Records with drawing code:

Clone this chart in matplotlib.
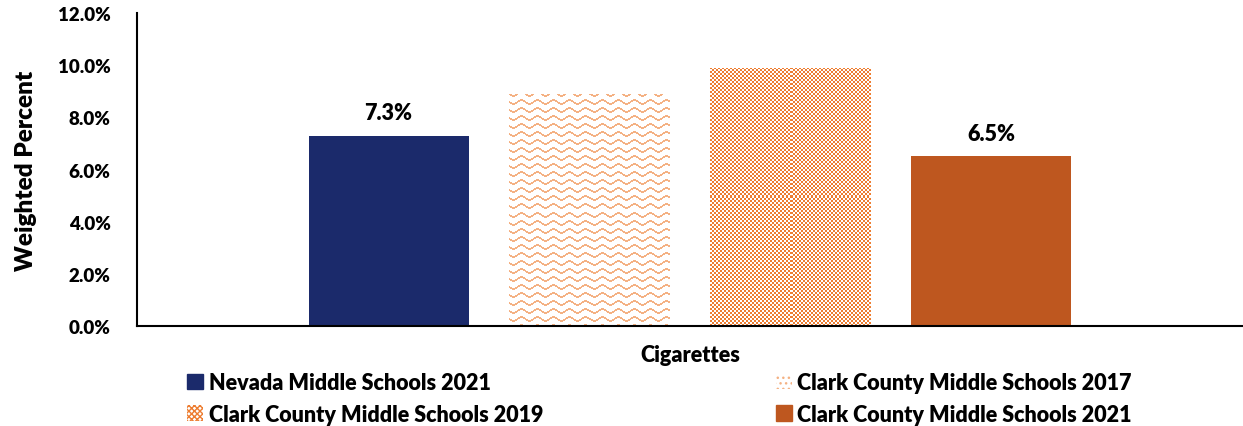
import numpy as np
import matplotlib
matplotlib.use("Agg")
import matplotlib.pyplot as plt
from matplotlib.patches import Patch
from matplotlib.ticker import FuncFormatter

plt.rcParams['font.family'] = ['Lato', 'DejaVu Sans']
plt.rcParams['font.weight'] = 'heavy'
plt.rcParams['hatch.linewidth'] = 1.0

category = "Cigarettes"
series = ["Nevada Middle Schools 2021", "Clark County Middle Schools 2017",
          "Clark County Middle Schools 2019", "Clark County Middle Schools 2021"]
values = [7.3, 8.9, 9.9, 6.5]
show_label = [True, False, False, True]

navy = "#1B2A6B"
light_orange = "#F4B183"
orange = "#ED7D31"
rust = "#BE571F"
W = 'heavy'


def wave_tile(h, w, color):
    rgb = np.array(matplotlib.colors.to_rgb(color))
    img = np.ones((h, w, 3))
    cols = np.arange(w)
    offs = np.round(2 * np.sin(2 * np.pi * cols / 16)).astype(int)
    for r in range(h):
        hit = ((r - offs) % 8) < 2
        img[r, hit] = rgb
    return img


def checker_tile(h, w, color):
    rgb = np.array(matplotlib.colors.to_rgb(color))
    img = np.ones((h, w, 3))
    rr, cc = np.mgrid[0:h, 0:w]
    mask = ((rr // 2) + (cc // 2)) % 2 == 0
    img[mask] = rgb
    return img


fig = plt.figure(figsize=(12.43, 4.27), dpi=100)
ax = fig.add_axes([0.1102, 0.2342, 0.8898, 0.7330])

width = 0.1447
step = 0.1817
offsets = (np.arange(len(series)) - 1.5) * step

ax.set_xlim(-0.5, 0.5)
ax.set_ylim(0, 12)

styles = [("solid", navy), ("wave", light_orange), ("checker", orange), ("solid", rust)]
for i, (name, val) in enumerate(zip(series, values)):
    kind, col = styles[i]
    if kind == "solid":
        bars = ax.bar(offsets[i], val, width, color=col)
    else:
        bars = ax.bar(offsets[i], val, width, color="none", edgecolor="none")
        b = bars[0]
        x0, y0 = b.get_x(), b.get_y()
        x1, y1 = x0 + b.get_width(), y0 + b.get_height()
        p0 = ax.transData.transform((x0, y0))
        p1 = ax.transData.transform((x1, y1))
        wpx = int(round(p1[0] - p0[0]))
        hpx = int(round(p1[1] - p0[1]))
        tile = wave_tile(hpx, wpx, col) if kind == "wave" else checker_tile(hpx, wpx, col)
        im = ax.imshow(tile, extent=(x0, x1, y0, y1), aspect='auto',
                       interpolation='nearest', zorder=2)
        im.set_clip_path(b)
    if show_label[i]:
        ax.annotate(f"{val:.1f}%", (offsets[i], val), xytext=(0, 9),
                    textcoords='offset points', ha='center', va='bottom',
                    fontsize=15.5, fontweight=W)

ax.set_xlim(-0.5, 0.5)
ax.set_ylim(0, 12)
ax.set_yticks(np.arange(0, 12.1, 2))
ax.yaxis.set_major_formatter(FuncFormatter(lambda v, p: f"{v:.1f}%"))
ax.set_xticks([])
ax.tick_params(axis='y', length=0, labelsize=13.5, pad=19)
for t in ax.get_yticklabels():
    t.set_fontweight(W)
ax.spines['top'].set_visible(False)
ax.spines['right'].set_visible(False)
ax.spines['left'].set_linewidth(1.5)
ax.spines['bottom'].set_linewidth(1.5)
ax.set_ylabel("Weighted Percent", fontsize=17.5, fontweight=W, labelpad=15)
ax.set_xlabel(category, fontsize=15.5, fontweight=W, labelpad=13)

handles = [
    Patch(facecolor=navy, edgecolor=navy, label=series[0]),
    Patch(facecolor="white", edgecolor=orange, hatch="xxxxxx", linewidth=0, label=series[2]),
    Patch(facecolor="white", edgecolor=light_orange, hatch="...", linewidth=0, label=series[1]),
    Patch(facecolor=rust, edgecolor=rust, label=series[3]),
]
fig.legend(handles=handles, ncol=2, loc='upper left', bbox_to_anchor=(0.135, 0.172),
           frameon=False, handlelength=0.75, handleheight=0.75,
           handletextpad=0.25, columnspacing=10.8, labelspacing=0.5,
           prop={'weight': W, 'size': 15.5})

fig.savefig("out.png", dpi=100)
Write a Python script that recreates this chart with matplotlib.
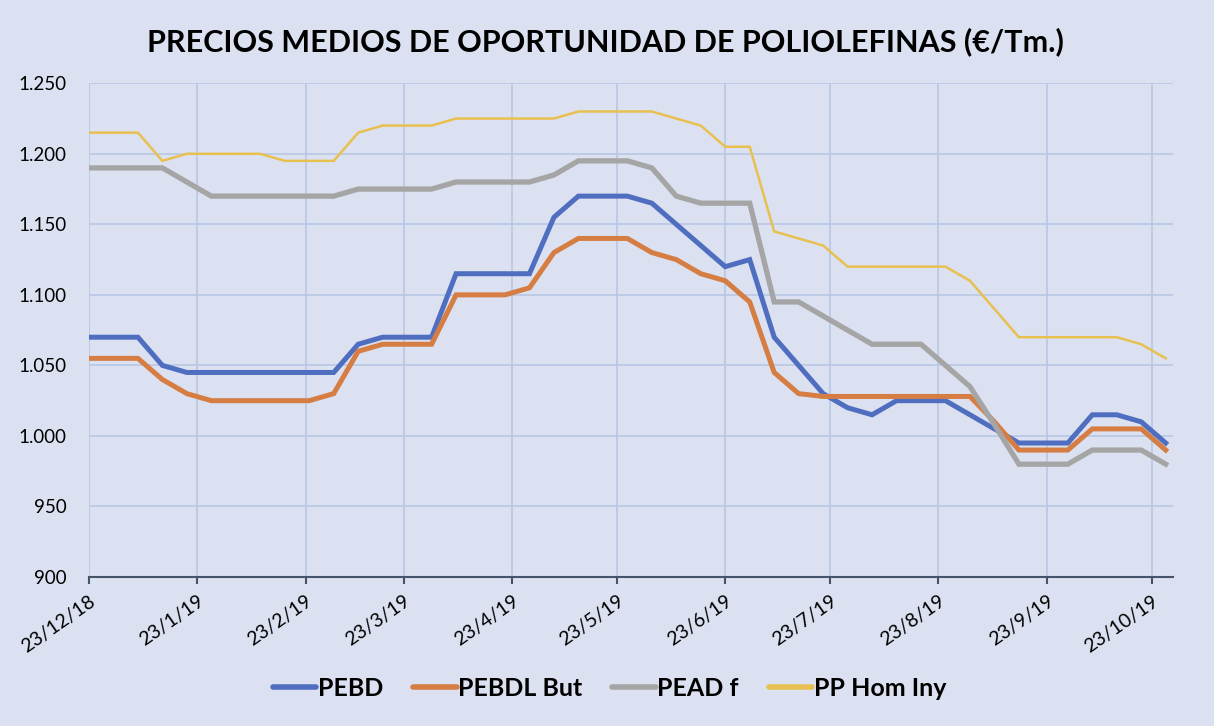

EXERCISE INSTRUCTIONS
Output exactly the span of lines from the top of the listing through the line holding "W = 'heavy'", and leave every picture out.

SOLUTION TO THIS EXERCISE
Clone this chart in matplotlib.
import numpy as np
import matplotlib
matplotlib.use("Agg")
import matplotlib.pyplot as plt
from matplotlib.patches import Patch
from matplotlib.ticker import FuncFormatter

plt.rcParams['font.family'] = ['Lato', 'DejaVu Sans']
plt.rcParams['font.weight'] = 'heavy'
plt.rcParams['hatch.linewidth'] = 1.0

category = "Cigarettes"
series = ["Nevada Middle Schools 2021", "Clark County Middle Schools 2017",
          "Clark County Middle Schools 2019", "Clark County Middle Schools 2021"]
values = [7.3, 8.9, 9.9, 6.5]
show_label = [True, False, False, True]

navy = "#1B2A6B"
light_orange = "#F4B183"
orange = "#ED7D31"
rust = "#BE571F"
W = 'heavy'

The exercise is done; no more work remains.